BY CHASE CASTLE ccastle@svnmail.com 800-798-4085, ext. 521

Nicholas T. Sheley faces 39 counts of first-degree murder in two states in connection with the beating deaths of eight people. Each charge carries the potential for a death sentence.

In Missouri, where four of the counts are filed, the death penalty is in play, and prosecutors have indicated they intend to seek it. However, in Illinois, the possibility of capital punishment for Sheley is more likely to be decided – or left undecided – in a Springfield office than any courtroom.

Eight years before the 2008 killing spree for which Sheley is the lone defendant, former Gov. George Ryan declared a moratorium on the death penalty – an act that suspended all executions. Moreover, he commuted the sentences of all convicted death row inmates to life in prison 3 years later – even pardoning a few for wrongful prosecutions – making the statement that the capital punishment system in Illinois fatally flawed.

Ryan’s successor, Rod Blagojevich, was content to leave the moratorium in place. Gov. Pat Quinn appears to be taking the same stand; as recently as February he said the system had a murky past that demanded changes.

Former Cook County State’s Attorney Richard Devine heads the Chicago Bar Association’s Death Penalty Task Force, a bipartisan group of attorneys, judges and state lawmakers charged with assessing the status of the moratorium and reviewing capital case procedure.

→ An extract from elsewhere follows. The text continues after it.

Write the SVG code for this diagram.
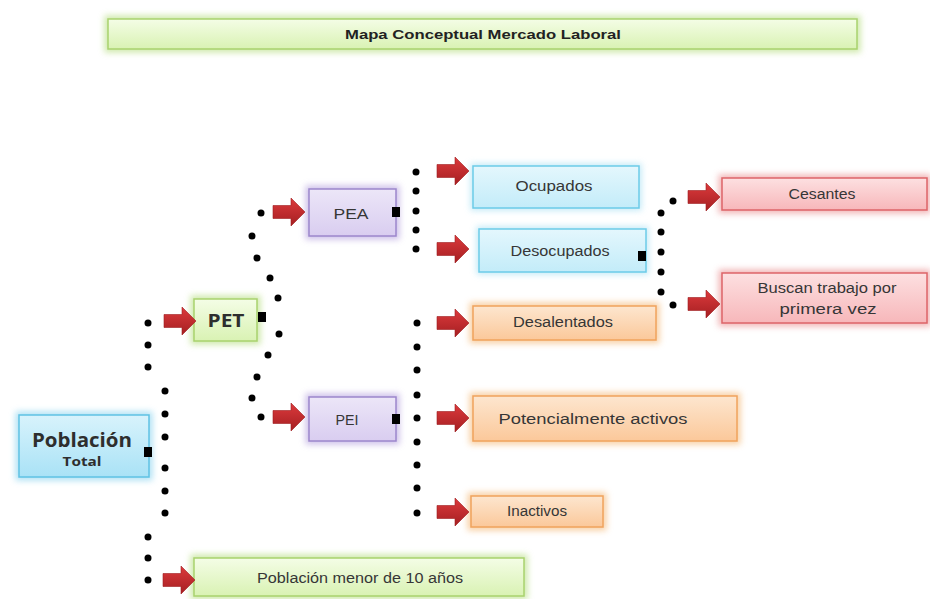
<svg xmlns="http://www.w3.org/2000/svg" width="930" height="599" viewBox="0 0 930 599">
<defs>
<style>
.t{font-family:"Liberation Sans",Arial,sans-serif;font-size:14px;fill:#363636;text-anchor:middle}
.tb{font-family:"Liberation Sans",Arial,sans-serif;font-size:13px;font-weight:bold;fill:#222;text-anchor:middle}
.tc{font-family:"Open Sans","Noto Sans",sans-serif;font-weight:bold;fill:#2e2e2e;text-anchor:middle}
.halo{filter:url(#blur);opacity:.7}
.dot{fill:#000}
.sq{fill:#000}
.green .halo{fill:#b9df85;stroke:#b9df85;stroke-width:7}
.green .box{fill:url(#gGreen);stroke:#a9d26e;stroke-width:1.5}
.blue .halo{fill:#8fd6f0;stroke:#8fd6f0;stroke-width:7}
.blue .box{fill:url(#gBlue);stroke:#5fc2e4;stroke-width:1.5}
.lblue .halo{fill:#a9e1f4;stroke:#a9e1f4;stroke-width:5}
.lblue .box{fill:url(#gLBlue);stroke:#6ccbe8;stroke-width:1.5}
.purple .halo{fill:#b9a6e0;stroke:#b9a6e0;stroke-width:7}
.purple .box{fill:url(#gPurple);stroke:#9c86cc;stroke-width:1.5}
.orange .halo{fill:#f5bb7e;stroke:#f5bb7e;stroke-width:7}
.orange .box{fill:url(#gOrange);stroke:#f0a35c;stroke-width:1.5}
.pink .halo{fill:#eb9598;stroke:#eb9598;stroke-width:7}
.pink .box{fill:url(#gPink);stroke:#dd6468;stroke-width:1.5}
</style>
<filter id="blur" x="-20%" y="-50%" width="140%" height="200%"><feGaussianBlur stdDeviation="3"/></filter>
<linearGradient id="gGreen" x1="0" y1="0" x2="0" y2="1"><stop offset="0" stop-color="#f4fde6"/><stop offset="1" stop-color="#d9f2b3"/></linearGradient>
<linearGradient id="gBlue" x1="0" y1="0" x2="0" y2="1"><stop offset="0" stop-color="#d8f3fc"/><stop offset="1" stop-color="#a9e2f6"/></linearGradient>
<linearGradient id="gLBlue" x1="0" y1="0" x2="0" y2="1"><stop offset="0" stop-color="#e4f7fd"/><stop offset="1" stop-color="#c3ecf9"/></linearGradient>
<linearGradient id="gPurple" x1="0" y1="0" x2="0" y2="1"><stop offset="0" stop-color="#ece6f8"/><stop offset="1" stop-color="#d9cdf0"/></linearGradient>
<linearGradient id="gOrange" x1="0" y1="0" x2="0" y2="1"><stop offset="0" stop-color="#fde6cf"/><stop offset="1" stop-color="#fbc89a"/></linearGradient>
<linearGradient id="gPink" x1="0" y1="0" x2="0" y2="1"><stop offset="0" stop-color="#fde0e1"/><stop offset="1" stop-color="#f7b7ba"/></linearGradient>
<linearGradient id="gRed" x1="0" y1="0" x2="0" y2="1"><stop offset="0" stop-color="#dc3a3c"/><stop offset="1" stop-color="#a51f22"/></linearGradient>
<path id="arr" d="M0,-6.5 H18 V-14 L32,0 L18,14 V6.5 H0 Z" fill="url(#gRed)" stroke="#9e1c1f" stroke-width="0.6"/>
</defs>
<rect width="930" height="599" fill="#fff"/>

<g id="title" class="green">
<rect class="halo" x="108" y="19" width="749" height="30"/>
<rect class="box" x="108" y="19" width="749" height="30"/>
<text class="tb" x="483" y="39" textLength="276" lengthAdjust="spacingAndGlyphs">Mapa Conceptual Mercado Laboral</text>
</g>

<g id="poblacion" class="blue">
<rect class="halo" x="19" y="415" width="130" height="62"/>
<rect class="box" x="19" y="415" width="130" height="62"/>
<text class="tc" x="82" y="447" font-size="20" textLength="100" lengthAdjust="spacingAndGlyphs">Población</text>
<text class="tc" x="82" y="466" font-size="13" textLength="39" lengthAdjust="spacingAndGlyphs">Total</text>
</g>

<g id="pet" class="green">
<rect class="halo" x="194" y="299" width="63" height="42"/>
<rect class="box" x="194" y="299" width="63" height="42"/>
<text class="tc" x="226" y="327" font-size="18" textLength="37" lengthAdjust="spacingAndGlyphs">PET</text>
</g>

<g id="pea" class="purple">
<rect class="halo" x="309" y="189" width="87" height="47"/>
<rect class="box" x="309" y="189" width="87" height="47"/>
<text class="t" x="351" y="219" textLength="35" lengthAdjust="spacingAndGlyphs">PEA</text>
</g>

<g id="pei" class="purple">
<rect class="halo" x="309" y="397" width="87" height="44"/>
<rect class="box" x="309" y="397" width="87" height="44"/>
<text class="t" x="347" y="425" textLength="23" lengthAdjust="spacingAndGlyphs">PEI</text>
</g>

<g id="ocupados" class="lblue">
<rect class="halo" x="473" y="166" width="166" height="42"/>
<rect class="box" x="473" y="166" width="166" height="42"/>
<text class="t" x="554" y="191" textLength="77" lengthAdjust="spacingAndGlyphs">Ocupados</text>
</g>

<g id="desocupados" class="lblue">
<rect class="halo" x="479" y="229" width="167" height="43"/>
<rect class="box" x="479" y="229" width="167" height="43"/>
<text class="t" x="560" y="256" textLength="99" lengthAdjust="spacingAndGlyphs">Desocupados</text>
</g>

<g id="desalentados" class="orange">
<rect class="halo" x="473" y="306" width="183" height="34"/>
<rect class="box" x="473" y="306" width="183" height="34"/>
<text class="t" x="563" y="327" textLength="100" lengthAdjust="spacingAndGlyphs">Desalentados</text>
</g>

<g id="potencialmente" class="orange">
<rect class="halo" x="473" y="396" width="264" height="45"/>
<rect class="box" x="473" y="396" width="264" height="45"/>
<text class="t" x="593" y="424" textLength="189" lengthAdjust="spacingAndGlyphs">Potencialmente activos</text>
</g>

<g id="inactivos" class="orange">
<rect class="halo" x="471" y="496" width="132" height="31"/>
<rect class="box" x="471" y="496" width="132" height="31"/>
<text class="t" x="537" y="516" textLength="60" lengthAdjust="spacingAndGlyphs">Inactivos</text>
</g>

<g id="cesantes" class="pink">
<rect class="halo" x="722" y="178" width="205" height="32"/>
<rect class="box" x="722" y="178" width="205" height="32"/>
<text class="t" x="822" y="199" textLength="67" lengthAdjust="spacingAndGlyphs">Cesantes</text>
</g>

<g id="buscan" class="pink">
<rect class="halo" x="722" y="273" width="205" height="50"/>
<rect class="box" x="722" y="273" width="205" height="50"/>
<text class="t" x="827" y="293" textLength="139" lengthAdjust="spacingAndGlyphs">Buscan trabajo por</text>
<text class="t" x="828" y="314" textLength="97" lengthAdjust="spacingAndGlyphs">primera vez</text>
</g>

<g id="menor10" class="green">
<rect class="halo" x="194" y="558" width="330" height="38"/>
<rect class="box" x="194" y="558" width="330" height="38"/>
<text class="t" x="360" y="583" textLength="206" lengthAdjust="spacingAndGlyphs">Población menor de 10 años</text>
</g>

<g id="connectors">
<g class="dot">
<circle cx="148" cy="323" r="3.5"/><circle cx="148" cy="345" r="3.5"/><circle cx="148" cy="367" r="3.5"/>
<circle cx="165" cy="391" r="3.5"/><circle cx="165" cy="414" r="3.5"/><circle cx="165" cy="437" r="3.5"/>
<circle cx="165" cy="468" r="3.5"/><circle cx="165" cy="491" r="3.5"/><circle cx="165" cy="513" r="3.5"/>
<circle cx="148" cy="537" r="3.5"/><circle cx="148" cy="558" r="3.5"/><circle cx="148" cy="580" r="3.5"/>

<circle cx="261" cy="213" r="3.5"/><circle cx="252" cy="236" r="3.5"/><circle cx="257" cy="258" r="3.5"/>
<circle cx="270" cy="278" r="3.5"/><circle cx="278" cy="298" r="3.5"/><circle cx="279" cy="334" r="3.5"/>
<circle cx="268" cy="355" r="3.5"/><circle cx="257" cy="377" r="3.5"/><circle cx="252" cy="398" r="3.5"/>
<circle cx="261" cy="417" r="3.5"/>

<circle cx="416" cy="172" r="3.5"/><circle cx="416" cy="191" r="3.5"/><circle cx="416" cy="211" r="3.5"/>
<circle cx="416" cy="230" r="3.5"/><circle cx="416" cy="249" r="3.5"/>

<circle cx="673" cy="201" r="3.5"/><circle cx="661" cy="213" r="3.5"/><circle cx="661" cy="232" r="3.5"/>
<circle cx="661" cy="252" r="3.5"/><circle cx="661" cy="272" r="3.5"/><circle cx="661" cy="292" r="3.5"/>
<circle cx="673" cy="305" r="3.5"/>

<circle cx="417" cy="323" r="3.5"/><circle cx="417" cy="347" r="3.5"/><circle cx="417" cy="370" r="3.5"/>
<circle cx="417" cy="395" r="3.5"/><circle cx="417" cy="418" r="3.5"/><circle cx="417" cy="442" r="3.5"/>
<circle cx="417" cy="465" r="3.5"/><circle cx="417" cy="488" r="3.5"/><circle cx="417" cy="513" r="3.5"/>
</g>
<g class="sq">
<rect x="144" y="447" width="8" height="10"/>
<rect x="258" y="312" width="8" height="10"/>
<rect x="392" y="207" width="8" height="10"/>
<rect x="392" y="414" width="8" height="10"/>
<rect x="638" y="251" width="8" height="10"/>
</g>
<use href="#arr" x="164" y="321"/>
<use href="#arr" x="273" y="212"/>
<use href="#arr" x="273" y="417"/>
<use href="#arr" x="437" y="171"/>
<use href="#arr" x="437" y="249"/>
<use href="#arr" x="437" y="323"/>
<use href="#arr" x="437" y="418"/>
<use href="#arr" x="437" y="512"/>
<use href="#arr" x="688" y="197"/>
<use href="#arr" x="688" y="304"/>
<use href="#arr" x="163" y="580"/>
</g>
</svg>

From his perspective, the moratorium puts Quinn in “a perfect political position” that allows him to officially support the death penalty but not use it until it’s perfect.

“So, theoretically, everyone is happy, except the families of victims that are sitting there wondering what’s going to happen,” Devine said.

Even so, Dixon attorney Rolfe Ehrmann, a death penalty-certified criminal defense lawyer with Ehrmann, Gehlbach, Badger and Lee, said the moratorium is not a final solution.

“There’s no such thing as a permanent moratorium,” Ehrmann said. “The matter will come back up, and the court will do something about it if it has to.”

In fact, part of the court system already has responded through the Chicago Bar’s task force.

Part of the task force’s goal is to review 85 recommendations made by a similar commission appointed by Ryan in 2000. Many of those suggestions were adopted by the Illinois Supreme Court or the General Assembly, including a capital litigation trial bar to qualify attorneys to defend capital cases and a requirement to videotape interrogations in homicide cases.

“But let’s face facts,” Devine said. “It’s unlikely all the recommendations will be enacted since some people oppose them.”

Regardless of the task force’s ultimate recommendations on capital cases and the moratorium, Devine said he hopes the governor and possibly the Legislature take action soon.

“And if there isn’t the will to do that – to make the reforms – then [we need] to decide whether we’re going to have the death penalty at all,” Devine said. “My view is that, if it’s not [lifted], we should make the decision whether we’re going to keep the death penalty ... because having the moratorium is really just ducking the issue and creating a hypocrisy of one of the most important laws we have.”

Ehrmann said it’s unlikely the Legislature will repeal the death penalty because a minority of Americans oppose the law.

“... I suspect that the majority of Americans do have a sense that there is an outside limit,” Ehrmann said, “[And that] there are things a person can do that we want to use the death penalty [to punish], whether it’s weapons of mass destruction or terrible, heinous crimes that could be committed.”